--- Short task ---
Your task is to output the listing word for word, with pictures excluded.

--- Data provided ---

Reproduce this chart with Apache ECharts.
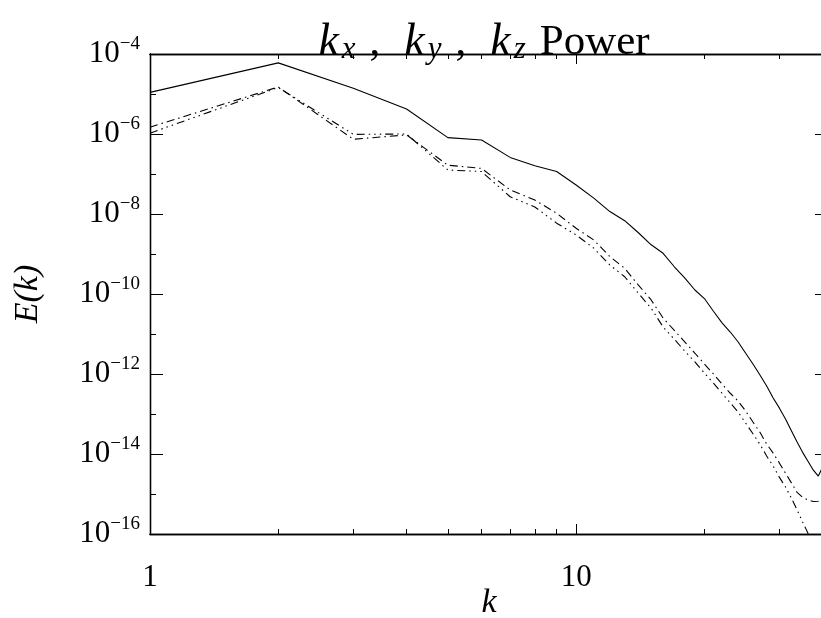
<!DOCTYPE html>
<html><head><meta charset="utf-8">
<script src="https://cdn.jsdelivr.net/npm/echarts@6/dist/echarts.min.js"></script>
<style>html,body{margin:0;padding:0;background:#fff}#c{width:821px;height:618px}</style>
</head><body><div id="c"></div>
<script>
// ---- data ----
const kValues = [1,2,3,4,5,6,7,8,9,10,11,12,13,14,15,16,17,18,19,20,21,22,23,24,25,26,27,28,29,30,31,32,33,34,35,36,37,38,39];
const powerSolid = [1.1e-5,6.0e-5,1.4e-5,4.2e-6,8.1e-7,7.1e-7,2.6e-7,1.6e-7,1.15e-7,5.3e-8,
  2.5e-8,1.15e-8,6.8e-9,3.4e-9,1.7e-9,1.04e-9,4.8e-10,2.5e-10,1.26e-10,7.7e-11,
  3.7e-11,1.9e-11,1.12e-11,6.3e-12,3.3e-12,1.78e-12,9.4e-13,5.0e-13,2.5e-13,1.4e-13,
  7.5e-14,3.8e-14,2.0e-14,1.1e-14,6.6e-15,4.0e-15,2.8e-15,5.0e-15,8.0e-15];
const powerDashDot = [1.48e-6,1.5e-5,7.4e-7,9.5e-7,1.66e-7,1.38e-7,4.0e-8,2.24e-8,1.04e-8,4.4e-9,
  2.24e-9,8.6e-10,4.4e-10,1.67e-10,7.1e-11,2.5e-11,1.23e-11,6.3e-12,3.3e-12,1.78e-12,
  1.0e-12,5.6e-13,3.3e-13,2.1e-13,1.18e-13,6.3e-14,3.5e-14,1.78e-14,1.05e-14,5.9e-15,
  3.3e-15,1.9e-15,1.1e-15,8.3e-16,7.1e-16,6.5e-16,6.6e-16,7.5e-16,9.0e-16];
const powerDashDotDot = [1.05e-6,1.45e-5,9.8e-7,1.0e-6,1.26e-7,1.15e-7,2.7e-8,1.5e-8,5.9e-9,3.0e-9,
  1.4e-9,5.3e-10,2.7e-10,1.04e-10,4.4e-11,1.5e-11,7.4e-12,3.7e-12,2.0e-12,1.05e-12,
  5.9e-13,3.3e-13,1.9e-13,1.12e-13,5.9e-14,3.2e-14,1.74e-14,8.9e-15,5.0e-15,2.6e-15,
  1.5e-15,7.9e-16,4.0e-16,2.0e-16,1.05e-16,4.5e-17,2.0e-17,1.0e-17,5.0e-18];
const xMajorTicks = [1, 10];
const xMinorTicks = [2,3,4,5,6,7,8,9,20,30];
const xTickLabels = ['1', '10'];
const yMajorExponents = [-16,-14,-12,-10,-8,-6,-4];
const yMinorExponents = [-15,-13,-11,-9,-7,-5];

// ---- chart ----
const yMajorTicks = yMajorExponents.map(e => Math.pow(10, e));
const yMinorTicks = yMinorExponents.map(e => Math.pow(10, e));
const toPairs = arr => kValues.map((k, i) => [k, arr[i]]);
const SERIF = 'Liberation Serif';
const ink = '#000';
const gridRect = {left: 150, top: 54, width: 678, height: 480, outerBoundsMode: 'none', containLabel: false};
const XMIN = 1, XMAX = 39, YMIN = 1e-16, YMAX = 1e-4;

function xAxisDef(grid, pos, ticks, len, withLabels) {
  const a = {
    type: 'log', logBase: 10, min: XMIN, max: XMAX, gridIndex: grid, position: pos,
    axisLine: {show: true, onZero: false, lineStyle: {color: ink, width: 1.3}},
    axisTick: {show: true, inside: true, length: len, customValues: ticks, lineStyle: {color: ink, width: 1}},
    axisLabel: {show: false},
    splitLine: {show: false}, minorTick: {show: false}, minorSplitLine: {show: false}
  };
  if (withLabels) {
    a.axisLabel = {
      show: true, customValues: xMajorTicks, margin: 28,
      fontFamily: SERIF, fontSize: 31, color: ink,
      formatter: v => xTickLabels[xMajorTicks.indexOf(Math.round(v))] || ''
    };
    a.name = 'k';
    a.nameLocation = 'middle';
    a.nameGap = 52;
    a.nameMoveOverlap = false;
    a.nameTextStyle = {fontFamily: SERIF, fontStyle: 'italic', fontSize: 34, color: ink};
  }
  return a;
}
function yAxisDef(grid, pos, ticks, len, withLabels) {
  const a = {
    type: 'log', logBase: 10, min: YMIN, max: YMAX, gridIndex: grid, position: pos,
    axisLine: {show: true, onZero: false, lineStyle: {color: ink, width: 1.3}},
    axisTick: {show: true, inside: true, length: len, customValues: ticks, lineStyle: {color: ink, width: 1}},
    axisLabel: {show: false},
    splitLine: {show: false}, minorTick: {show: false}, minorSplitLine: {show: false}
  };
  if (withLabels) {
    a.axisLabel = {
      show: true, customValues: yMajorTicks, margin: 10,
      formatter: v => {
        const e = Math.round(Math.log10(v));
        return '{b|10}{s|' + (e < 0 ? '\u2212' : '') + Math.abs(e) + '}';
      },
      rich: {
        b: {fontFamily: SERIF, fontSize: 31, lineHeight: 38, color: ink},
        s: {fontFamily: SERIF, fontSize: 19, lineHeight: 19, verticalAlign: 'top', color: ink}
      }
    };
    a.name = 'E(k)';
    a.nameLocation = 'middle';
    a.nameRotate = 90;
    a.nameGap = 105;
    a.nameMoveOverlap = false;
    a.nameTextStyle = {fontFamily: SERIF, fontStyle: 'italic', fontSize: 34, color: ink};
  }
  return a;
}

const chart = echarts.init(document.getElementById('c'), null, {renderer: 'canvas'});
chart.setOption({
  backgroundColor: '#fff',
  animation: false,
  graphic: [{
    type: 'text', x: 484, y: 21, silent: true,
    style: {
      text: '{k|k}{sub|x}{c|,}{k|k}{sub|y}{c|,}{k|k}{sub|z}{p|Power}',
      align: 'center', verticalAlign: 'top',
      rich: {
        k: {fontFamily: SERIF, fontStyle: 'italic', fontSize: 46, lineHeight: 44, fill: ink},
        sub: {fontFamily: SERIF, fontStyle: 'italic', fontSize: 31, lineHeight: 27, verticalAlign: 'bottom', padding: [0, 0, 0, 3], fill: ink},
        c: {fontFamily: SERIF, fontSize: 43, lineHeight: 44, padding: [0, 24, 0, 14], fill: ink},
        p: {fontFamily: SERIF, fontSize: 43, lineHeight: 44, padding: [0, 0, 0, 14], fill: ink}
      }
    }
  }],
  grid: [Object.assign({}, gridRect), Object.assign({}, gridRect)],
  xAxis: [
    xAxisDef(0, 'bottom', xMinorTicks, 5, true),
    xAxisDef(0, 'top', xMinorTicks, 5, false),
    xAxisDef(1, 'bottom', xMajorTicks, 10, false),
    xAxisDef(1, 'top', xMajorTicks, 10, false)
  ],
  yAxis: [
    yAxisDef(0, 'left', yMinorTicks, 6, false),
    yAxisDef(0, 'right', yMinorTicks, 6, false),
    yAxisDef(1, 'left', yMajorTicks, 13, true),
    yAxisDef(1, 'right', yMajorTicks, 13, false)
  ],
  series: [
    {type: 'line', xAxisIndex: 0, yAxisIndex: 0, data: toPairs(powerSolid), showSymbol: false, clip: true,
     lineStyle: {color: ink, width: 1.1, type: 'solid'}},
    {type: 'line', xAxisIndex: 0, yAxisIndex: 0, data: toPairs(powerDashDot), showSymbol: false, clip: true,
     lineStyle: {color: ink, width: 1.1, type: [8, 4, 1.5, 4]}},
    {type: 'line', xAxisIndex: 0, yAxisIndex: 0, data: toPairs(powerDashDotDot), showSymbol: false, clip: true,
     lineStyle: {color: ink, width: 1.1, type: [8, 4, 1.5, 4, 1.5, 4, 1.5, 4]}}
  ]
});
</script></body></html>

--- Response to the task ---
Reproduce this chart with Apache ECharts.
<!DOCTYPE html>
<html><head><meta charset="utf-8">
<script src="https://cdn.jsdelivr.net/npm/echarts@6/dist/echarts.min.js"></script>
<style>html,body{margin:0;padding:0;background:#fff}#c{width:821px;height:618px}</style>
</head><body><div id="c"></div>
<script>
// ---- data ----
const kValues = [1,2,3,4,5,6,7,8,9,10,11,12,13,14,15,16,17,18,19,20,21,22,23,24,25,26,27,28,29,30,31,32,33,34,35,36,37,38,39];
const powerSolid = [1.1e-5,6.0e-5,1.4e-5,4.2e-6,8.1e-7,7.1e-7,2.6e-7,1.6e-7,1.15e-7,5.3e-8,
  2.5e-8,1.15e-8,6.8e-9,3.4e-9,1.7e-9,1.04e-9,4.8e-10,2.5e-10,1.26e-10,7.7e-11,
  3.7e-11,1.9e-11,1.12e-11,6.3e-12,3.3e-12,1.78e-12,9.4e-13,5.0e-13,2.5e-13,1.4e-13,
  7.5e-14,3.8e-14,2.0e-14,1.1e-14,6.6e-15,4.0e-15,2.8e-15,5.0e-15,8.0e-15];
const powerDashDot = [1.48e-6,1.5e-5,7.4e-7,9.5e-7,1.66e-7,1.38e-7,4.0e-8,2.24e-8,1.04e-8,4.4e-9,
  2.24e-9,8.6e-10,4.4e-10,1.67e-10,7.1e-11,2.5e-11,1.23e-11,6.3e-12,3.3e-12,1.78e-12,
  1.0e-12,5.6e-13,3.3e-13,2.1e-13,1.18e-13,6.3e-14,3.5e-14,1.78e-14,1.05e-14,5.9e-15,
  3.3e-15,1.9e-15,1.1e-15,8.3e-16,7.1e-16,6.5e-16,6.6e-16,7.5e-16,9.0e-16];
const powerDashDotDot = [1.05e-6,1.45e-5,9.8e-7,1.0e-6,1.26e-7,1.15e-7,2.7e-8,1.5e-8,5.9e-9,3.0e-9,
  1.4e-9,5.3e-10,2.7e-10,1.04e-10,4.4e-11,1.5e-11,7.4e-12,3.7e-12,2.0e-12,1.05e-12,
  5.9e-13,3.3e-13,1.9e-13,1.12e-13,5.9e-14,3.2e-14,1.74e-14,8.9e-15,5.0e-15,2.6e-15,
  1.5e-15,7.9e-16,4.0e-16,2.0e-16,1.05e-16,4.5e-17,2.0e-17,1.0e-17,5.0e-18];
const xMajorTicks = [1, 10];
const xMinorTicks = [2,3,4,5,6,7,8,9,20,30];
const xTickLabels = ['1', '10'];
const yMajorExponents = [-16,-14,-12,-10,-8,-6,-4];
const yMinorExponents = [-15,-13,-11,-9,-7,-5];

// ---- chart ----
const yMajorTicks = yMajorExponents.map(e => Math.pow(10, e));
const yMinorTicks = yMinorExponents.map(e => Math.pow(10, e));
const toPairs = arr => kValues.map((k, i) => [k, arr[i]]);
const SERIF = 'Liberation Serif';
const ink = '#000';
const gridRect = {left: 150, top: 54, width: 678, height: 480, outerBoundsMode: 'none', containLabel: false};
const XMIN = 1, XMAX = 39, YMIN = 1e-16, YMAX = 1e-4;

function xAxisDef(grid, pos, ticks, len, withLabels) {
  const a = {
    type: 'log', logBase: 10, min: XMIN, max: XMAX, gridIndex: grid, position: pos,
    axisLine: {show: true, onZero: false, lineStyle: {color: ink, width: 1.3}},
    axisTick: {show: true, inside: true, length: len, customValues: ticks, lineStyle: {color: ink, width: 1}},
    axisLabel: {show: false},
    splitLine: {show: false}, minorTick: {show: false}, minorSplitLine: {show: false}
  };
  if (withLabels) {
    a.axisLabel = {
      show: true, customValues: xMajorTicks, margin: 28,
      fontFamily: SERIF, fontSize: 31, color: ink,
      formatter: v => xTickLabels[xMajorTicks.indexOf(Math.round(v))] || ''
    };
    a.name = 'k';
    a.nameLocation = 'middle';
    a.nameGap = 52;
    a.nameMoveOverlap = false;
    a.nameTextStyle = {fontFamily: SERIF, fontStyle: 'italic', fontSize: 34, color: ink};
  }
  return a;
}
function yAxisDef(grid, pos, ticks, len, withLabels) {
  const a = {
    type: 'log', logBase: 10, min: YMIN, max: YMAX, gridIndex: grid, position: pos,
    axisLine: {show: true, onZero: false, lineStyle: {color: ink, width: 1.3}},
    axisTick: {show: true, inside: true, length: len, customValues: ticks, lineStyle: {color: ink, width: 1}},
    axisLabel: {show: false},
    splitLine: {show: false}, minorTick: {show: false}, minorSplitLine: {show: false}
  };
  if (withLabels) {
    a.axisLabel = {
      show: true, customValues: yMajorTicks, margin: 10,
      formatter: v => {
        const e = Math.round(Math.log10(v));
        return '{b|10}{s|' + (e < 0 ? '\u2212' : '') + Math.abs(e) + '}';
      },
      rich: {
        b: {fontFamily: SERIF, fontSize: 31, lineHeight: 38, color: ink},
        s: {fontFamily: SERIF, fontSize: 19, lineHeight: 19, verticalAlign: 'top', color: ink}
      }
    };
    a.name = 'E(k)';
    a.nameLocation = 'middle';
    a.nameRotate = 90;
    a.nameGap = 105;
    a.nameMoveOverlap = false;
    a.nameTextStyle = {fontFamily: SERIF, fontStyle: 'italic', fontSize: 34, color: ink};
  }
  return a;
}

const chart = echarts.init(document.getElementById('c'), null, {renderer: 'canvas'});
chart.setOption({
  backgroundColor: '#fff',
  animation: false,
  graphic: [{
    type: 'text', x: 484, y: 21, silent: true,
    style: {
      text: '{k|k}{sub|x}{c|,}{k|k}{sub|y}{c|,}{k|k}{sub|z}{p|Power}',
      align: 'center', verticalAlign: 'top',
      rich: {
        k: {fontFamily: SERIF, fontStyle: 'italic', fontSize: 46, lineHeight: 44, fill: ink},
        sub: {fontFamily: SERIF, fontStyle: 'italic', fontSize: 31, lineHeight: 27, verticalAlign: 'bottom', padding: [0, 0, 0, 3], fill: ink},
        c: {fontFamily: SERIF, fontSize: 43, lineHeight: 44, padding: [0, 24, 0, 14], fill: ink},
        p: {fontFamily: SERIF, fontSize: 43, lineHeight: 44, padding: [0, 0, 0, 14], fill: ink}
      }
    }
  }],
  grid: [Object.assign({}, gridRect), Object.assign({}, gridRect)],
  xAxis: [
    xAxisDef(0, 'bottom', xMinorTicks, 5, true),
    xAxisDef(0, 'top', xMinorTicks, 5, false),
    xAxisDef(1, 'bottom', xMajorTicks, 10, false),
    xAxisDef(1, 'top', xMajorTicks, 10, false)
  ],
  yAxis: [
    yAxisDef(0, 'left', yMinorTicks, 6, false),
    yAxisDef(0, 'right', yMinorTicks, 6, false),
    yAxisDef(1, 'left', yMajorTicks, 13, true),
    yAxisDef(1, 'right', yMajorTicks, 13, false)
  ],
  series: [
    {type: 'line', xAxisIndex: 0, yAxisIndex: 0, data: toPairs(powerSolid), showSymbol: false, clip: true,
     lineStyle: {color: ink, width: 1.1, type: 'solid'}},
    {type: 'line', xAxisIndex: 0, yAxisIndex: 0, data: toPairs(powerDashDot), showSymbol: false, clip: true,
     lineStyle: {color: ink, width: 1.1, type: [8, 4, 1.5, 4]}},
    {type: 'line', xAxisIndex: 0, yAxisIndex: 0, data: toPairs(powerDashDotDot), showSymbol: false, clip: true,
     lineStyle: {color: ink, width: 1.1, type: [8, 4, 1.5, 4, 1.5, 4, 1.5, 4]}}
  ]
});
</script></body></html>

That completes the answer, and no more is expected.